Now, via the New York Times, there’s word that there was more going on in Jared Loughner’s headspace than odd-colored dreamscapes and cryptic theories about grammar. Before his attack on Representative Gabrielle Giffords, Loughner ”

grew contemptuous of women in power.

” Bank tellers were afraid of him, the Times reports, because of the “aggressive, often sexist things he said, including asserting that women should not be allowed to hold positions of power or authority.”

These bits of information appear in the 17th and 90th paragraphs of the Times story, a story dedicated to the thesis that the facts surrounding Loughner are “a curlicue of contradictory moments open to broad interpretation.”

Are they? Suppose the story said that Loughner “grew contemptuous of Jews” and went around “asserting that Jews should not be allowed to hold positions of power or authority,” even blurting anti-Semitic remarks to strangers.

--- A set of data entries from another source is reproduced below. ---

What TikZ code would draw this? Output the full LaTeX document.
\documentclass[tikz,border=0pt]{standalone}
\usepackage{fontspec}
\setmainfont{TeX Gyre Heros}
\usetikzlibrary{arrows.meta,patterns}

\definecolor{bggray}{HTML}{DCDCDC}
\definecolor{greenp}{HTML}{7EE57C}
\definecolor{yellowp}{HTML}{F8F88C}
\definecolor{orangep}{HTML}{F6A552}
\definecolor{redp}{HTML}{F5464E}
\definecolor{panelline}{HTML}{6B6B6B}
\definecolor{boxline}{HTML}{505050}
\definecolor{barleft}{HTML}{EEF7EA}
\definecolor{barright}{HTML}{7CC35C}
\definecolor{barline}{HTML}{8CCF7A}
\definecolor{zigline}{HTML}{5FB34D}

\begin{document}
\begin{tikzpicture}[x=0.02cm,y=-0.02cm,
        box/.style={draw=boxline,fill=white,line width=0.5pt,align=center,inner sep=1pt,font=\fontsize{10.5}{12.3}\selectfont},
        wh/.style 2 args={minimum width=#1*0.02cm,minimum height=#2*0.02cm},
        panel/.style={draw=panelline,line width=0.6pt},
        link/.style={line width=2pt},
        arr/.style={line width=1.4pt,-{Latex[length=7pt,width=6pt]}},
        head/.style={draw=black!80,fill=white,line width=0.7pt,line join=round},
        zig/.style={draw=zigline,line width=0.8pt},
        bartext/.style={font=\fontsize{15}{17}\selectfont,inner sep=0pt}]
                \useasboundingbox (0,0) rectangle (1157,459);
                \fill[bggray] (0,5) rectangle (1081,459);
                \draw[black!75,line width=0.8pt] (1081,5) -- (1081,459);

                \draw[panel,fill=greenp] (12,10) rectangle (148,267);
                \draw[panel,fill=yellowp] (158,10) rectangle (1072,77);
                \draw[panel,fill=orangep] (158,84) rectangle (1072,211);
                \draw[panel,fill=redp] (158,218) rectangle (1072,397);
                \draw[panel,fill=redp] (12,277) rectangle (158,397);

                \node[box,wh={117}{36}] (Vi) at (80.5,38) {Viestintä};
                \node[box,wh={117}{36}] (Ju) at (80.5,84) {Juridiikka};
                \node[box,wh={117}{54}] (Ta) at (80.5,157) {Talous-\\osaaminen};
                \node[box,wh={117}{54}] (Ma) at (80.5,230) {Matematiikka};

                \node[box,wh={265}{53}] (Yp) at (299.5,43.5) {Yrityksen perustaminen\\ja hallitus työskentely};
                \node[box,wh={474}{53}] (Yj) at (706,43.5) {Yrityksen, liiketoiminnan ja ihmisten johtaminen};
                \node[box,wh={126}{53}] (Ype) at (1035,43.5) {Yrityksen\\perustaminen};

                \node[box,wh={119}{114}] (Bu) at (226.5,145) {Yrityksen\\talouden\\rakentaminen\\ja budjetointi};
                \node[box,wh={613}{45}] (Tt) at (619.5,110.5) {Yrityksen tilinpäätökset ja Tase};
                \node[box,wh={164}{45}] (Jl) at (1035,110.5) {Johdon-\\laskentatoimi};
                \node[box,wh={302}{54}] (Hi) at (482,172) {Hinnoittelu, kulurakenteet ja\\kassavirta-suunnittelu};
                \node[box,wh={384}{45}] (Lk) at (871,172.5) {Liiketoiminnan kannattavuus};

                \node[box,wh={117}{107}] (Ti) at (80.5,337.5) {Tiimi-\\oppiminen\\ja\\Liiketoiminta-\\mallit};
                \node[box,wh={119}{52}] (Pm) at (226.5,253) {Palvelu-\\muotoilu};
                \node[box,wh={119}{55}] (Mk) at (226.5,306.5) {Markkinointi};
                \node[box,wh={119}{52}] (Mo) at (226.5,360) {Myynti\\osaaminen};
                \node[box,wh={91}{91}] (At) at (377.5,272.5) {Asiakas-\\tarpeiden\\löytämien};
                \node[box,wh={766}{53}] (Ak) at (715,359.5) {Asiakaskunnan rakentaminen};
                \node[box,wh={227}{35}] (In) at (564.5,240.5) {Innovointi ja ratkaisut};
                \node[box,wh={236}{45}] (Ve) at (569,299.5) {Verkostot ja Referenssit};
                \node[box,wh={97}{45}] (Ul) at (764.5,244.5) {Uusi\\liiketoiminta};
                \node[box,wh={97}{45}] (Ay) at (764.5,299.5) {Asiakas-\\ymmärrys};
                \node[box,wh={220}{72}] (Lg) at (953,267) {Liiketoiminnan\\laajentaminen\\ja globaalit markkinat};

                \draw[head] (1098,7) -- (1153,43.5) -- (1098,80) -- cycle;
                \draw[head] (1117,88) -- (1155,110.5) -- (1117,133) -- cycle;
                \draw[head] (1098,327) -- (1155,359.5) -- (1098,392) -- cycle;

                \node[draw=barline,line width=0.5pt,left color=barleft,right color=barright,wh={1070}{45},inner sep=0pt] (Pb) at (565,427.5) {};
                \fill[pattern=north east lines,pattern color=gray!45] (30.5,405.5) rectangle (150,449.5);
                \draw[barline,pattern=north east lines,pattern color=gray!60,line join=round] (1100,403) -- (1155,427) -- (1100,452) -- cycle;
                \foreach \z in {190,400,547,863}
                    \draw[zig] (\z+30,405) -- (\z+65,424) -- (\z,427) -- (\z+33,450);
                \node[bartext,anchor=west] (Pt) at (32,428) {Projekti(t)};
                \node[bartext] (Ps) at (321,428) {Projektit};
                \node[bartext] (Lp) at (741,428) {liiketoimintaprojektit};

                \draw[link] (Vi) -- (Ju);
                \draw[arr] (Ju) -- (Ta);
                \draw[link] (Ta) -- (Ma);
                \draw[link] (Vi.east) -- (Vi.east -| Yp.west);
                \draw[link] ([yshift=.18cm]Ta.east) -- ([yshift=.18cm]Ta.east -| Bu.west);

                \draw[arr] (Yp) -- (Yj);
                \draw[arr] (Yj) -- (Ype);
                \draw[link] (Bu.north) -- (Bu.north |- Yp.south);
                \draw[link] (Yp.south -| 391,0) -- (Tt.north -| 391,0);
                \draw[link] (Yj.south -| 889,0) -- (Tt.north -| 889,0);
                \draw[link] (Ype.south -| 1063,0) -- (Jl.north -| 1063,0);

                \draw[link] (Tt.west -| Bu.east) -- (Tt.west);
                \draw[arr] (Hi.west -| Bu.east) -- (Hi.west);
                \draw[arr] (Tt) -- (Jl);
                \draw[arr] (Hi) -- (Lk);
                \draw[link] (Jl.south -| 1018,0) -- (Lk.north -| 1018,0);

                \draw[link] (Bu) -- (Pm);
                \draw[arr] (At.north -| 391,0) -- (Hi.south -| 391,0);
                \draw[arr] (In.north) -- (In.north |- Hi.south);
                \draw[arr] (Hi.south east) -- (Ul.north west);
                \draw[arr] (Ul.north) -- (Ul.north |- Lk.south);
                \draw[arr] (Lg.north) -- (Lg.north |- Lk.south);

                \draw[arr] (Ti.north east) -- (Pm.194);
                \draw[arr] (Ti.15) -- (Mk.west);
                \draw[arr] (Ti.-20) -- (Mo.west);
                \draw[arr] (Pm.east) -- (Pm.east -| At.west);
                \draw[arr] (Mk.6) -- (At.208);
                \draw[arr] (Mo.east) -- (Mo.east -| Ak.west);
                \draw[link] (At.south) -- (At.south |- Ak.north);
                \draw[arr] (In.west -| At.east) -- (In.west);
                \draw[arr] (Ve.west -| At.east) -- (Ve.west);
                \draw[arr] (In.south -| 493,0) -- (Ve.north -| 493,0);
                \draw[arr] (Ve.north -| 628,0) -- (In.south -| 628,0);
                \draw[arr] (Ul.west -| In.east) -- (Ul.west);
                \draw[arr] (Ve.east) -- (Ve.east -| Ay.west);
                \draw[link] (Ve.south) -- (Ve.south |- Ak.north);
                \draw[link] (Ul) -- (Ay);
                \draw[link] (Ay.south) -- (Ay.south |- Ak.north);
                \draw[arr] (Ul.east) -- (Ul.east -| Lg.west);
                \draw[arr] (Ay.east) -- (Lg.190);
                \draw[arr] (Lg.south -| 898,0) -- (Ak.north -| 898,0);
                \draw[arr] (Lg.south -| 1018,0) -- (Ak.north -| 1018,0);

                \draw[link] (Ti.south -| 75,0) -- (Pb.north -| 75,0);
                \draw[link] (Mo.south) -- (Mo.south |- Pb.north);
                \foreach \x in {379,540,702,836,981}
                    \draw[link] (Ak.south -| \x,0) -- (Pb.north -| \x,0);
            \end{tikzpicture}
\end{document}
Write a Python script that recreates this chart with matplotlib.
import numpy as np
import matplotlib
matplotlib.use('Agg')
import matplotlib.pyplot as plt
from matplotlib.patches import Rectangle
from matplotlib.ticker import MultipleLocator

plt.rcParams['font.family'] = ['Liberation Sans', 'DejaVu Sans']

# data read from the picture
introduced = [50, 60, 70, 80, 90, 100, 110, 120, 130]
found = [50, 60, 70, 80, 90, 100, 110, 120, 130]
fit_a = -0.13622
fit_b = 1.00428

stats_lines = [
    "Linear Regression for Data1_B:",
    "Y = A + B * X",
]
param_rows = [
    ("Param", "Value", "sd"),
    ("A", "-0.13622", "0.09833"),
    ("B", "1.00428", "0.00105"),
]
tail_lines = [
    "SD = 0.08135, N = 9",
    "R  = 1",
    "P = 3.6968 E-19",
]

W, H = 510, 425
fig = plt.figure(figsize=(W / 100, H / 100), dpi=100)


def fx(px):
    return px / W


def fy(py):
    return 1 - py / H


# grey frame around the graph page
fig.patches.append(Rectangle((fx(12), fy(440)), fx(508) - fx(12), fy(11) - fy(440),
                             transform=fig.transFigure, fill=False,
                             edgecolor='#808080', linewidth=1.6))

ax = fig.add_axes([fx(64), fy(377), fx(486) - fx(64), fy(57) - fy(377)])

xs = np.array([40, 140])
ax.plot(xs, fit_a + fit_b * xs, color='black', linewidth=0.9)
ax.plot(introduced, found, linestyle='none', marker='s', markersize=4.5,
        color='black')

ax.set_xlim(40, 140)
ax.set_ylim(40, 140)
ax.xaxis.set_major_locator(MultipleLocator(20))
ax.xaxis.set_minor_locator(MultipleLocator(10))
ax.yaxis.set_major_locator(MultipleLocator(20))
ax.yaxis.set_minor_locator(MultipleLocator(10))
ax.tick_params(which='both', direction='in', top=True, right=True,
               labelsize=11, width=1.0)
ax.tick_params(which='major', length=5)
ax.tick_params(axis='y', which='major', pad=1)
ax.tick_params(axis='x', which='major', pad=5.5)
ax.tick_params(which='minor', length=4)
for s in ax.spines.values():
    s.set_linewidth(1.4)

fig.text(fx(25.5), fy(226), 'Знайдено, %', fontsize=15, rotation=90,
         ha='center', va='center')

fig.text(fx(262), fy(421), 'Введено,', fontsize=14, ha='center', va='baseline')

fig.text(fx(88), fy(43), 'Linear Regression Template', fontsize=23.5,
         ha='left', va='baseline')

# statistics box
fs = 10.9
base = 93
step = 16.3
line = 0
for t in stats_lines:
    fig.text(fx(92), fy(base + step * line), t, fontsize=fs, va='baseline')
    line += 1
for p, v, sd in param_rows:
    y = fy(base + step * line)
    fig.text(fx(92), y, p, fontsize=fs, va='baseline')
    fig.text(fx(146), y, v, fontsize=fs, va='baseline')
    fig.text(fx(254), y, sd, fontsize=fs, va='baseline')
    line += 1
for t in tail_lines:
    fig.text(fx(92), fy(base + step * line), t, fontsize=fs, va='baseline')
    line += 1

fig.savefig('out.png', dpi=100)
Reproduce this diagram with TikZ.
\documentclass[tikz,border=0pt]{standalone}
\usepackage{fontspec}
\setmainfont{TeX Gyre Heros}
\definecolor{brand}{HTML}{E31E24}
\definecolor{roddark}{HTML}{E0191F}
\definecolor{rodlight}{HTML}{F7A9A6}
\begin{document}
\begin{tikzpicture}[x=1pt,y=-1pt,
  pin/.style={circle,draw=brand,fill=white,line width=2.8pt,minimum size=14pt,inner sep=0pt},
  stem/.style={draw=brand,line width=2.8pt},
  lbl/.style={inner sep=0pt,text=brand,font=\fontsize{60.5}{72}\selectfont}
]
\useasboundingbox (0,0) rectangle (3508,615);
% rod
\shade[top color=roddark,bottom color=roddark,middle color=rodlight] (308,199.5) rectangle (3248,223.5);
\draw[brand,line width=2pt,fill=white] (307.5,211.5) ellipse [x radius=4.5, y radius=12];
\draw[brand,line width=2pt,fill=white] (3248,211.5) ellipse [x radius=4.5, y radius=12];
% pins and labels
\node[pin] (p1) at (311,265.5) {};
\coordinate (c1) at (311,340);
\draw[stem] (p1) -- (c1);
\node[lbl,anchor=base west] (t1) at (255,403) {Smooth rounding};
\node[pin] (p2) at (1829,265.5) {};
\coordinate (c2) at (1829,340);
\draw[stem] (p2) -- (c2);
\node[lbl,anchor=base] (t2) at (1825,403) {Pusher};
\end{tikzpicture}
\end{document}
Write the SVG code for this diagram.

And then he went out and shot Giffords, a Jewish congressperson. Would his motives have seemed quite so incomprehensible? Would the Times have waited 17 paragraphs to get around to that fact?

Yet as it is, there are only glancing and scattered references to Loughner’s burning hatred of the kind of person he would allegedly choose to try to assassinate. The Times recounts that he was so hostile to a female college instructor that she told police she feared physical harm. He told a female bank employee that “she should not have any power.” According to

other reports

, he wrote “Die, bitch,” on a letter he had received from Giffords.

Maybe the accumulated evidence is contradictory if you’re trying to classify Loughner as an orthodox left-wing nut or an orthodox right-wing nut. But his membership in the anti-woman wing seems clear. Or is misogyny—even homicidal misogyny—too unremarkable for anyone to dwell on it?